RECORDED INFORMATION:
start

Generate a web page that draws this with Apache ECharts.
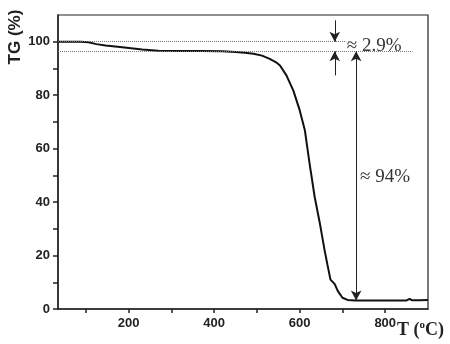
<!DOCTYPE html>
<html>
<head>
<meta charset="utf-8">
<script src="https://cdn.jsdelivr.net/npm/echarts@6/dist/echarts.min.js"></script>
<style>
  html, body { margin: 0; padding: 0; background: #fff; }
  #main { width: 450px; height: 344px; }
</style>
</head>
<body>
<div id="main"></div>
<script>
// TG curve, [temperature (C), mass (%)]
var tgCurve = [
  [35, 100], [60, 100], [88, 100], [106, 99.8], [125, 99.1], [146, 98.6],
  [180, 98.0], [232, 97.1], [269, 96.6], [320, 96.5], [370, 96.5], [418, 96.4],
  [450, 96.2], [472, 95.9], [492, 95.5], [512, 94.8], [530, 93.6], [545, 92.3],
  [554, 91.1], [569, 87.4], [585, 81.8], [600, 74.4], [612, 67.0], [623, 54.6],
  [635, 42.0], [647, 32.2], [658, 22.2], [665, 16.5], [672, 11.0], [682, 9.3],
  [689, 6.8], [700, 4.2], [712, 3.4], [730, 3.2], [800, 3.2], [850, 3.2],
  [857, 3.8], [862, 3.3], [880, 3.3], [900, 3.4]
];
var xTicks = [100, 200, 300, 400, 500, 600, 700, 800];
var xLabels = [200, 400, 600, 800];
var yTicks = [0, 10, 20, 30, 40, 50, 60, 70, 80, 90, 100];
var yLabels = [0, 20, 40, 60, 80, 100];

// annotation levels
var startLevel = 100;
var plateauLevel = 96.4;
var residueLevel = 3.2;
var smallArrowX = 682;
var bigArrowX = 732;
var labelSmall = '≈ 2.9%';
var labelBig = '≈ 94%';

var dotted = { type: 'dotted', color: '#777', width: 1 };
var solid = { type: 'solid', color: '#222', width: 1 };

var option = {
  animation: false,
  grid: { left: 58, top: 15, right: 22, bottom: 35, show: true, borderColor: '#222', borderWidth: 1.2 },
  xAxis: {
    type: 'value', min: 35, max: 900,
    axisLine: { lineStyle: { color: '#222', width: 1.5 } },
    axisTick: { customValues: xTicks, length: 4, lineStyle: { color: '#222', width: 1.5 } },
    axisLabel: { customValues: xLabels, color: '#222', fontFamily: 'Liberation Sans', fontWeight: 'bold', fontSize: 13, margin: 8 },
    splitLine: { show: false }
  },
  yAxis: {
    type: 'value', min: 0, max: 110,
    axisLine: { show: true, lineStyle: { color: '#222', width: 1.5 } },
    axisTick: { show: true, customValues: yTicks, length: 5, lineStyle: { color: '#222', width: 1.5 } },
    axisLabel: { customValues: yLabels, color: '#222', fontFamily: 'Liberation Sans', fontWeight: 'bold', fontSize: 13, margin: 8 },
    splitLine: { show: false }
  },
  graphic: [
    {
      type: 'text', x: 15, y: 37, rotation: Math.PI / 2,
      style: { text: 'TG (%)', fill: '#222', font: 'bold 17px "Liberation Sans"', align: 'center', verticalAlign: 'middle' }
    },
    {
      type: 'text', x: 397, y: 330,
      style: {
        text: '{a|T (}{s|o}{a|C)}', align: 'left', verticalAlign: 'middle',
        rich: {
          a: { fontFamily: 'Liberation Serif', fontWeight: 'bold', fontSize: 18, fill: '#222' },
          s: { fontFamily: 'Liberation Serif', fontWeight: 'bold', fontSize: 11, fill: '#222', verticalAlign: 'top', padding: [0, 0, 9, 0] }
        }
      }
    }
  ],
  series: [{
    type: 'line',
    data: tgCurve,
    showSymbol: false,
    lineStyle: { color: '#111', width: 2 },
    z: 3,
    markLine: {
      silent: true,
      symbol: 'none',
      label: { show: false },
      data: [
        [{ coord: [35, startLevel], lineStyle: dotted }, { coord: [709, startLevel] }],
        [{ coord: [35, plateauLevel], lineStyle: dotted }, { coord: [864, plateauLevel] }],
        [{ coord: [smallArrowX, 108], lineStyle: solid, symbol: 'none' }, { coord: [smallArrowX, startLevel], symbol: 'arrow', symbolSize: [8, 10] }],
        [{ coord: [smallArrowX, 87.4], lineStyle: solid, symbol: 'none' }, { coord: [smallArrowX, plateauLevel], symbol: 'arrow', symbolSize: [8, 10] }],
        [{ coord: [bigArrowX, plateauLevel], lineStyle: solid, symbol: 'arrow', symbolSize: [8, 10] }, { coord: [bigArrowX, residueLevel], symbol: 'arrow', symbolSize: [8, 10] }]
      ]
    },
    markPoint: {
      silent: true,
      symbol: 'circle', symbolSize: 0,
      label: { show: true, position: 'right', distance: 0, color: '#333', fontFamily: 'Liberation Serif', fontSize: 19 },
      data: [
        { coord: [710, 98.4], label: { formatter: labelSmall } },
        { coord: [741, 49.4], label: { formatter: labelBig } }
      ]
    }
  }]
};

var myChart = echarts.init(document.getElementById('main'));
myChart.setOption(option);
</script>
</body>
</html>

end

THE PROBLEM:
Reproduce the data word for word, excluding its pictures.

REPLY TO THE EXERCISE:
Generate a web page that draws this with Apache ECharts.
<!DOCTYPE html>
<html>
<head>
<meta charset="utf-8">
<script src="https://cdn.jsdelivr.net/npm/echarts@6/dist/echarts.min.js"></script>
<style>
  html, body { margin: 0; padding: 0; background: #fff; }
  #main { width: 450px; height: 344px; }
</style>
</head>
<body>
<div id="main"></div>
<script>
// TG curve, [temperature (C), mass (%)]
var tgCurve = [
  [35, 100], [60, 100], [88, 100], [106, 99.8], [125, 99.1], [146, 98.6],
  [180, 98.0], [232, 97.1], [269, 96.6], [320, 96.5], [370, 96.5], [418, 96.4],
  [450, 96.2], [472, 95.9], [492, 95.5], [512, 94.8], [530, 93.6], [545, 92.3],
  [554, 91.1], [569, 87.4], [585, 81.8], [600, 74.4], [612, 67.0], [623, 54.6],
  [635, 42.0], [647, 32.2], [658, 22.2], [665, 16.5], [672, 11.0], [682, 9.3],
  [689, 6.8], [700, 4.2], [712, 3.4], [730, 3.2], [800, 3.2], [850, 3.2],
  [857, 3.8], [862, 3.3], [880, 3.3], [900, 3.4]
];
var xTicks = [100, 200, 300, 400, 500, 600, 700, 800];
var xLabels = [200, 400, 600, 800];
var yTicks = [0, 10, 20, 30, 40, 50, 60, 70, 80, 90, 100];
var yLabels = [0, 20, 40, 60, 80, 100];

// annotation levels
var startLevel = 100;
var plateauLevel = 96.4;
var residueLevel = 3.2;
var smallArrowX = 682;
var bigArrowX = 732;
var labelSmall = '≈ 2.9%';
var labelBig = '≈ 94%';

var dotted = { type: 'dotted', color: '#777', width: 1 };
var solid = { type: 'solid', color: '#222', width: 1 };

var option = {
  animation: false,
  grid: { left: 58, top: 15, right: 22, bottom: 35, show: true, borderColor: '#222', borderWidth: 1.2 },
  xAxis: {
    type: 'value', min: 35, max: 900,
    axisLine: { lineStyle: { color: '#222', width: 1.5 } },
    axisTick: { customValues: xTicks, length: 4, lineStyle: { color: '#222', width: 1.5 } },
    axisLabel: { customValues: xLabels, color: '#222', fontFamily: 'Liberation Sans', fontWeight: 'bold', fontSize: 13, margin: 8 },
    splitLine: { show: false }
  },
  yAxis: {
    type: 'value', min: 0, max: 110,
    axisLine: { show: true, lineStyle: { color: '#222', width: 1.5 } },
    axisTick: { show: true, customValues: yTicks, length: 5, lineStyle: { color: '#222', width: 1.5 } },
    axisLabel: { customValues: yLabels, color: '#222', fontFamily: 'Liberation Sans', fontWeight: 'bold', fontSize: 13, margin: 8 },
    splitLine: { show: false }
  },
  graphic: [
    {
      type: 'text', x: 15, y: 37, rotation: Math.PI / 2,
      style: { text: 'TG (%)', fill: '#222', font: 'bold 17px "Liberation Sans"', align: 'center', verticalAlign: 'middle' }
    },
    {
      type: 'text', x: 397, y: 330,
      style: {
        text: '{a|T (}{s|o}{a|C)}', align: 'left', verticalAlign: 'middle',
        rich: {
          a: { fontFamily: 'Liberation Serif', fontWeight: 'bold', fontSize: 18, fill: '#222' },
          s: { fontFamily: 'Liberation Serif', fontWeight: 'bold', fontSize: 11, fill: '#222', verticalAlign: 'top', padding: [0, 0, 9, 0] }
        }
      }
    }
  ],
  series: [{
    type: 'line',
    data: tgCurve,
    showSymbol: false,
    lineStyle: { color: '#111', width: 2 },
    z: 3,
    markLine: {
      silent: true,
      symbol: 'none',
      label: { show: false },
      data: [
        [{ coord: [35, startLevel], lineStyle: dotted }, { coord: [709, startLevel] }],
        [{ coord: [35, plateauLevel], lineStyle: dotted }, { coord: [864, plateauLevel] }],
        [{ coord: [smallArrowX, 108], lineStyle: solid, symbol: 'none' }, { coord: [smallArrowX, startLevel], symbol: 'arrow', symbolSize: [8, 10] }],
        [{ coord: [smallArrowX, 87.4], lineStyle: solid, symbol: 'none' }, { coord: [smallArrowX, plateauLevel], symbol: 'arrow', symbolSize: [8, 10] }],
        [{ coord: [bigArrowX, plateauLevel], lineStyle: solid, symbol: 'arrow', symbolSize: [8, 10] }, { coord: [bigArrowX, residueLevel], symbol: 'arrow', symbolSize: [8, 10] }]
      ]
    },
    markPoint: {
      silent: true,
      symbol: 'circle', symbolSize: 0,
      label: { show: true, position: 'right', distance: 0, color: '#333', fontFamily: 'Liberation Serif', fontSize: 19 },
      data: [
        { coord: [710, 98.4], label: { formatter: labelSmall } },
        { coord: [741, 49.4], label: { formatter: labelBig } }
      ]
    }
  }]
};

var myChart = echarts.init(document.getElementById('main'));
myChart.setOption(option);
</script>
</body>
</html>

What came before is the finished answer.